▶ PROBLEM REQUIREMENTS:
Copy all the data exactly, except the pictures.

==*==

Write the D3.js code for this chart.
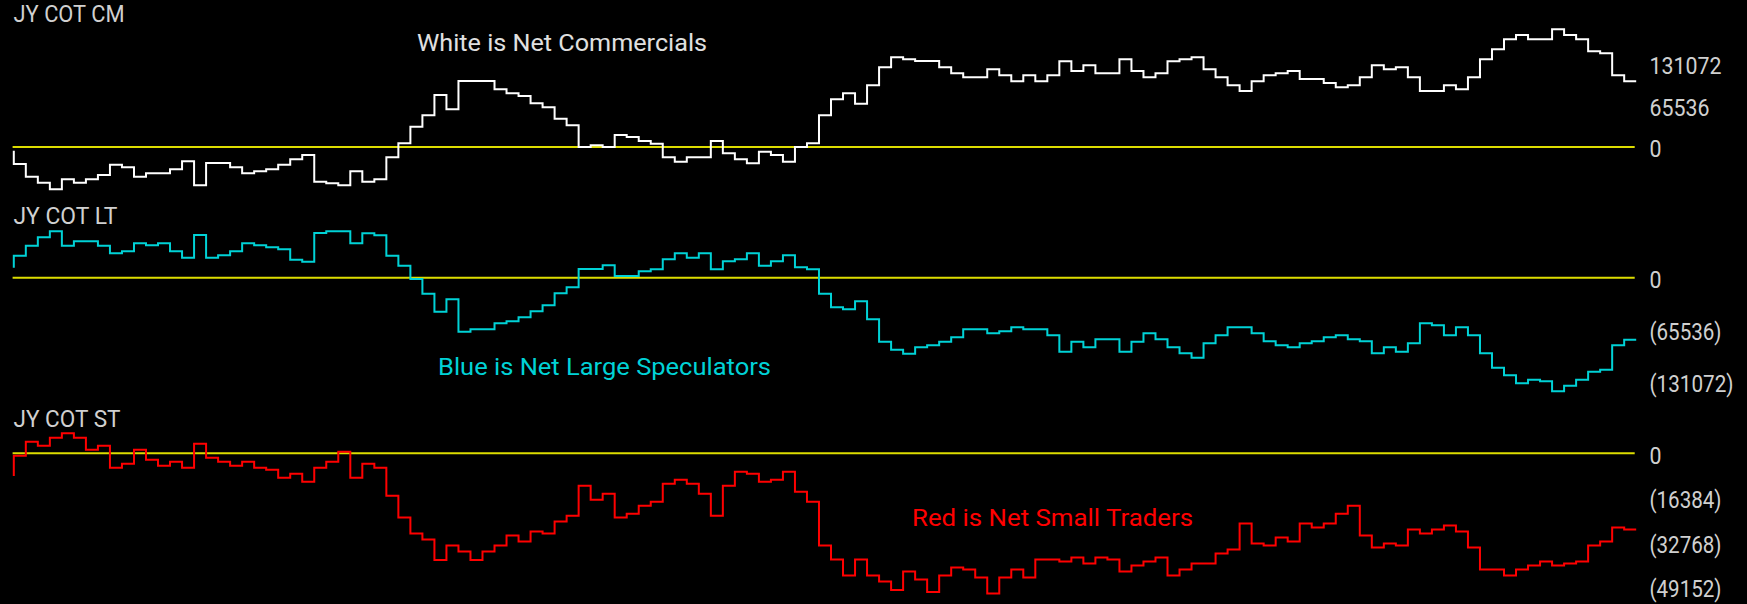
<!DOCTYPE html>
<html><head><meta charset="utf-8">
<script src="https://cdn.jsdelivr.net/npm/d3@7/dist/d3.min.js"></script>
<style>html,body{margin:0;padding:0;background:#000;overflow:hidden}</style>
</head><body>
<svg id="c" width="1747" height="604"></svg>
<script>
// Net Commercials (white), weekly
const cmValues = [-5790, -26846, -46850, -56325, -66853, -51061, -56325, -51061, -44218, -27899,
 -32110, -46850, -41586, -41586, -35269, -22635, -60536, -25267, -25267, -32110,
 -41586, -38427, -35269, -27899, -19477, -12634, -54746, -57378, -60536, -38427,
 -54746, -51061, -16318, 5790, 32110, 50008, 82118, 59483, 104227, 104227,
 104227, 91067, 84750, 80539, 68958, 62642, 44744, 34216, 0, 2632,
 0, 18950, 15792, 9475, 5264, -16318, -23162, -16318, -16318, 9475,
 -10002, -19477, -25794, -7370, -12634, -23162, 0, 5790, 50008, 75275,
 84750, 68432, 97384, 125810, 141602, 138443, 135811, 135811, 125810, 116334,
 110018, 110018, 122651, 113176, 103701, 113176, 103701, 113176, 135285, 120019,
 128968, 116334, 116334, 138443, 120019, 110018, 116334, 135285, 138443, 141602,
 122651, 110018, 97384, 88435, 103701, 113176, 116334, 120019, 107386, 107386,
 101069, 94226, 97384, 110018, 128968, 122651, 125810, 110018, 88435, 88435,
 97384, 91067, 110018, 138443, 154235, 170027, 176870, 170027, 170027, 185819,
 176870, 170027, 151077, 147918, 113176, 103701];
// Net Large Speculators (cyan)
const ltValues = [12603, 27727, 40330, 50832, 58394, 40330, 45791, 45791, 40330, 30667,
 33188, 43270, 40750, 43270, 33188, 25206, 53773, 25206, 28147, 33188,
 43270, 40750, 38229, 35709, 22685, 20165, 56293, 58394, 58394, 43270,
 55873, 53353, 27727, 15124, -1680, -20165, -42850, -27307, -68056, -65116,
 -65116, -57554, -55033, -49992, -42430, -34868, -19745, -12183, 10923, 10923,
 15544, 2100, 2100, 7982, 10503, 23106, 30667, 25206, 30667, 10503,
 20585, 23106, 30667, 15124, 20585, 28147, 13023, 10503, -20165, -37389,
 -39910, -29827, -52513, -80659, -90742, -95783, -87801, -85280, -80659, -75198,
 -65116, -65116, -70157, -67636, -62595, -65116, -65116, -72677, -93262, -80659,
 -87801, -77719, -77719, -93262, -80659, -70157, -77719, -87801, -95363, -100824,
 -82760, -72677, -62595, -62595, -70157, -80239, -85280, -87801, -82760, -80239,
 -75198, -72677, -77719, -80239, -95363, -87801, -93262, -82760, -57554, -60074,
 -72677, -62595, -72677, -95363, -113427, -123089, -133172, -128551, -130651, -143254,
 -136112, -128551, -118468, -115948, -85280, -78139];
// Net Small Traders (red)
const stValues = [-8350, -860, 4298, 2824, 5772, 7368, 5772, 1351, 2824, -5280,
 -3807, 1351, -2333, -4544, -3070, -5280, 3561, -1596, -3070, -4544,
 -3070, -5280, -6017, -8964, -7491, -10438, -5280, -3070, 614, -8964,
 -3807, -5280, -15596, -23700, -29595, -31805, -39296, -34016, -36226, -39296,
 -36226, -34016, -30332, -32542, -28858, -29595, -25174, -22964, -11912, -17069,
 -14859, -23700, -22227, -19280, -17806, -11175, -9701, -11175, -14859, -22964,
 -11912, -6754, -7491, -10438, -9701, -6754, -14122, -17806, -34016, -39173,
 -45068, -39173, -45068, -47278, -50348, -43594, -46541, -51085, -45068, -42120,
 -42857, -45804, -51699, -45804, -42857, -45804, -39173, -39173, -39910, -38436,
 -40647, -38436, -39173, -43594, -41384, -39910, -38436, -45068, -42857, -40647,
 -40647, -36963, -35489, -25911, -33279, -34016, -31068, -32542, -25911, -27384,
 -25911, -22227, -19280, -30332, -34752, -33279, -34016, -28121, -29595, -28121,
 -26648, -28858, -34752, -42857, -42857, -45068, -42857, -41384, -39910, -41384,
 -40647, -39910, -34016, -32542, -27384, -28121];

const cmTicks = [0, 65536, 131072];
const ltTicks = [0, -65536, -131072];
const stTicks = [0, -16384, -32768, -49152];

const panelTitles = ["JY COT CM", "JY COT LT", "JY COT ST"];
const notes = ["White is Net Commercials", "Blue is Net Large Speculators", "Red is Net Small Traders"];

const W = 1747, H = 604;
const FONT = "Roboto, 'DejaVu Sans', sans-serif";
const FS = 23;
const svg = d3.select("#c");
svg.append("rect").attr("width", W).attr("height", H).attr("fill", "#000");

const x = d3.scaleLinear().domain([0, cmValues.length - 1]).range([13.8, 1636.2]);
const fmt = v => v < 0 ? "(" + Math.abs(v) + ")" : String(v);
// narrow bitmap-like label widths: 12px per digit, 6px per parenthesis
const labelWidth = s => s.replace(/[()]/g, "").length * 12 + (s.match(/[()]/g) || []).length * 6;

const panels = [
  {title: panelTitles[0], titleY: 22, titleW: 111, values: cmValues, ticks: cmTicks,
   y: d3.scaleLinear().domain([0, 131072]).range([147, 64]), color: "#ffffff",
   note: notes[0], noteX: 417, noteY: 51, noteW: 290, noteColor: "#e0e0e0"},
  {title: panelTitles[1], titleY: 224, titleW: 104, values: ltValues, ticks: ltTicks,
   y: d3.scaleLinear().domain([0, -131072]).range([277.7, 381.7]), color: "#00d2d6",
   note: notes[1], noteX: 438, noteY: 374.5, noteW: 333, noteColor: "#00d2d6"},
  {title: panelTitles[2], titleY: 426.5, titleW: 107, values: stValues, ticks: stTicks,
   y: d3.scaleLinear().domain([0, -49152]).range([453.3, 586.7]), color: "#ff0000",
   note: notes[2], noteX: 912, noteY: 525.5, noteW: 281, noteColor: "#ff0000"}
];

panels.forEach(p => {
  const g = svg.append("g");
  // zero line
  g.append("line")
    .attr("x1", 12.6).attr("x2", 1634.7)
    .attr("y1", p.y(0)).attr("y2", p.y(0))
    .attr("stroke", "#dcdc00").attr("stroke-width", 2);
  // step line
  const line = d3.line().x((d, i) => x(i)).y(d => p.y(d)).curve(d3.curveStepBefore);
  g.append("path").datum(p.values)
    .attr("d", line).attr("fill", "none")
    .attr("stroke", p.color).attr("stroke-width", 2)
    .attr("stroke-linejoin", "miter");
  // title
  g.append("text").text(p.title)
    .attr("x", 13.5).attr("y", p.titleY)
    .attr("fill", "#d0d0d0").attr("font-family", FONT).attr("font-size", FS)
    .attr("textLength", p.titleW).attr("lengthAdjust", "spacingAndGlyphs");
  // note
  g.append("text").text(p.note)
    .attr("x", p.noteX).attr("y", p.noteY)
    .attr("fill", p.noteColor).attr("font-family", FONT).attr("font-size", FS)
    .attr("textLength", p.noteW).attr("lengthAdjust", "spacingAndGlyphs");
  // right axis labels
  const ax = g.append("g").attr("transform", "translate(1649.5,0)")
    .call(d3.axisRight(p.y).tickValues(p.ticks).tickFormat(fmt).tickSize(0).tickPadding(0));
  ax.select(".domain").remove();
  ax.selectAll("text")
    .attr("fill", "#d0d0d0").attr("font-family", FONT).attr("font-size", FS)
    .attr("dy", "0.43em")
    .attr("textLength", d => labelWidth(fmt(d))).attr("lengthAdjust", "spacingAndGlyphs");
});
</script>
</body></html>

==*==

▶ EXERCISE RESULT:
Write the D3.js code for this chart.
<!DOCTYPE html>
<html><head><meta charset="utf-8">
<script src="https://cdn.jsdelivr.net/npm/d3@7/dist/d3.min.js"></script>
<style>html,body{margin:0;padding:0;background:#000;overflow:hidden}</style>
</head><body>
<svg id="c" width="1747" height="604"></svg>
<script>
// Net Commercials (white), weekly
const cmValues = [-5790, -26846, -46850, -56325, -66853, -51061, -56325, -51061, -44218, -27899,
 -32110, -46850, -41586, -41586, -35269, -22635, -60536, -25267, -25267, -32110,
 -41586, -38427, -35269, -27899, -19477, -12634, -54746, -57378, -60536, -38427,
 -54746, -51061, -16318, 5790, 32110, 50008, 82118, 59483, 104227, 104227,
 104227, 91067, 84750, 80539, 68958, 62642, 44744, 34216, 0, 2632,
 0, 18950, 15792, 9475, 5264, -16318, -23162, -16318, -16318, 9475,
 -10002, -19477, -25794, -7370, -12634, -23162, 0, 5790, 50008, 75275,
 84750, 68432, 97384, 125810, 141602, 138443, 135811, 135811, 125810, 116334,
 110018, 110018, 122651, 113176, 103701, 113176, 103701, 113176, 135285, 120019,
 128968, 116334, 116334, 138443, 120019, 110018, 116334, 135285, 138443, 141602,
 122651, 110018, 97384, 88435, 103701, 113176, 116334, 120019, 107386, 107386,
 101069, 94226, 97384, 110018, 128968, 122651, 125810, 110018, 88435, 88435,
 97384, 91067, 110018, 138443, 154235, 170027, 176870, 170027, 170027, 185819,
 176870, 170027, 151077, 147918, 113176, 103701];
// Net Large Speculators (cyan)
const ltValues = [12603, 27727, 40330, 50832, 58394, 40330, 45791, 45791, 40330, 30667,
 33188, 43270, 40750, 43270, 33188, 25206, 53773, 25206, 28147, 33188,
 43270, 40750, 38229, 35709, 22685, 20165, 56293, 58394, 58394, 43270,
 55873, 53353, 27727, 15124, -1680, -20165, -42850, -27307, -68056, -65116,
 -65116, -57554, -55033, -49992, -42430, -34868, -19745, -12183, 10923, 10923,
 15544, 2100, 2100, 7982, 10503, 23106, 30667, 25206, 30667, 10503,
 20585, 23106, 30667, 15124, 20585, 28147, 13023, 10503, -20165, -37389,
 -39910, -29827, -52513, -80659, -90742, -95783, -87801, -85280, -80659, -75198,
 -65116, -65116, -70157, -67636, -62595, -65116, -65116, -72677, -93262, -80659,
 -87801, -77719, -77719, -93262, -80659, -70157, -77719, -87801, -95363, -100824,
 -82760, -72677, -62595, -62595, -70157, -80239, -85280, -87801, -82760, -80239,
 -75198, -72677, -77719, -80239, -95363, -87801, -93262, -82760, -57554, -60074,
 -72677, -62595, -72677, -95363, -113427, -123089, -133172, -128551, -130651, -143254,
 -136112, -128551, -118468, -115948, -85280, -78139];
// Net Small Traders (red)
const stValues = [-8350, -860, 4298, 2824, 5772, 7368, 5772, 1351, 2824, -5280,
 -3807, 1351, -2333, -4544, -3070, -5280, 3561, -1596, -3070, -4544,
 -3070, -5280, -6017, -8964, -7491, -10438, -5280, -3070, 614, -8964,
 -3807, -5280, -15596, -23700, -29595, -31805, -39296, -34016, -36226, -39296,
 -36226, -34016, -30332, -32542, -28858, -29595, -25174, -22964, -11912, -17069,
 -14859, -23700, -22227, -19280, -17806, -11175, -9701, -11175, -14859, -22964,
 -11912, -6754, -7491, -10438, -9701, -6754, -14122, -17806, -34016, -39173,
 -45068, -39173, -45068, -47278, -50348, -43594, -46541, -51085, -45068, -42120,
 -42857, -45804, -51699, -45804, -42857, -45804, -39173, -39173, -39910, -38436,
 -40647, -38436, -39173, -43594, -41384, -39910, -38436, -45068, -42857, -40647,
 -40647, -36963, -35489, -25911, -33279, -34016, -31068, -32542, -25911, -27384,
 -25911, -22227, -19280, -30332, -34752, -33279, -34016, -28121, -29595, -28121,
 -26648, -28858, -34752, -42857, -42857, -45068, -42857, -41384, -39910, -41384,
 -40647, -39910, -34016, -32542, -27384, -28121];

const cmTicks = [0, 65536, 131072];
const ltTicks = [0, -65536, -131072];
const stTicks = [0, -16384, -32768, -49152];

const panelTitles = ["JY COT CM", "JY COT LT", "JY COT ST"];
const notes = ["White is Net Commercials", "Blue is Net Large Speculators", "Red is Net Small Traders"];

const W = 1747, H = 604;
const FONT = "Roboto, 'DejaVu Sans', sans-serif";
const FS = 23;
const svg = d3.select("#c");
svg.append("rect").attr("width", W).attr("height", H).attr("fill", "#000");

const x = d3.scaleLinear().domain([0, cmValues.length - 1]).range([13.8, 1636.2]);
const fmt = v => v < 0 ? "(" + Math.abs(v) + ")" : String(v);
// narrow bitmap-like label widths: 12px per digit, 6px per parenthesis
const labelWidth = s => s.replace(/[()]/g, "").length * 12 + (s.match(/[()]/g) || []).length * 6;

const panels = [
  {title: panelTitles[0], titleY: 22, titleW: 111, values: cmValues, ticks: cmTicks,
   y: d3.scaleLinear().domain([0, 131072]).range([147, 64]), color: "#ffffff",
   note: notes[0], noteX: 417, noteY: 51, noteW: 290, noteColor: "#e0e0e0"},
  {title: panelTitles[1], titleY: 224, titleW: 104, values: ltValues, ticks: ltTicks,
   y: d3.scaleLinear().domain([0, -131072]).range([277.7, 381.7]), color: "#00d2d6",
   note: notes[1], noteX: 438, noteY: 374.5, noteW: 333, noteColor: "#00d2d6"},
  {title: panelTitles[2], titleY: 426.5, titleW: 107, values: stValues, ticks: stTicks,
   y: d3.scaleLinear().domain([0, -49152]).range([453.3, 586.7]), color: "#ff0000",
   note: notes[2], noteX: 912, noteY: 525.5, noteW: 281, noteColor: "#ff0000"}
];

panels.forEach(p => {
  const g = svg.append("g");
  // zero line
  g.append("line")
    .attr("x1", 12.6).attr("x2", 1634.7)
    .attr("y1", p.y(0)).attr("y2", p.y(0))
    .attr("stroke", "#dcdc00").attr("stroke-width", 2);
  // step line
  const line = d3.line().x((d, i) => x(i)).y(d => p.y(d)).curve(d3.curveStepBefore);
  g.append("path").datum(p.values)
    .attr("d", line).attr("fill", "none")
    .attr("stroke", p.color).attr("stroke-width", 2)
    .attr("stroke-linejoin", "miter");
  // title
  g.append("text").text(p.title)
    .attr("x", 13.5).attr("y", p.titleY)
    .attr("fill", "#d0d0d0").attr("font-family", FONT).attr("font-size", FS)
    .attr("textLength", p.titleW).attr("lengthAdjust", "spacingAndGlyphs");
  // note
  g.append("text").text(p.note)
    .attr("x", p.noteX).attr("y", p.noteY)
    .attr("fill", p.noteColor).attr("font-family", FONT).attr("font-size", FS)
    .attr("textLength", p.noteW).attr("lengthAdjust", "spacingAndGlyphs");
  // right axis labels
  const ax = g.append("g").attr("transform", "translate(1649.5,0)")
    .call(d3.axisRight(p.y).tickValues(p.ticks).tickFormat(fmt).tickSize(0).tickPadding(0));
  ax.select(".domain").remove();
  ax.selectAll("text")
    .attr("fill", "#d0d0d0").attr("font-family", FONT).attr("font-size", FS)
    .attr("dy", "0.43em")
    .attr("textLength", d => labelWidth(fmt(d))).attr("lengthAdjust", "spacingAndGlyphs");
});
</script>
</body></html>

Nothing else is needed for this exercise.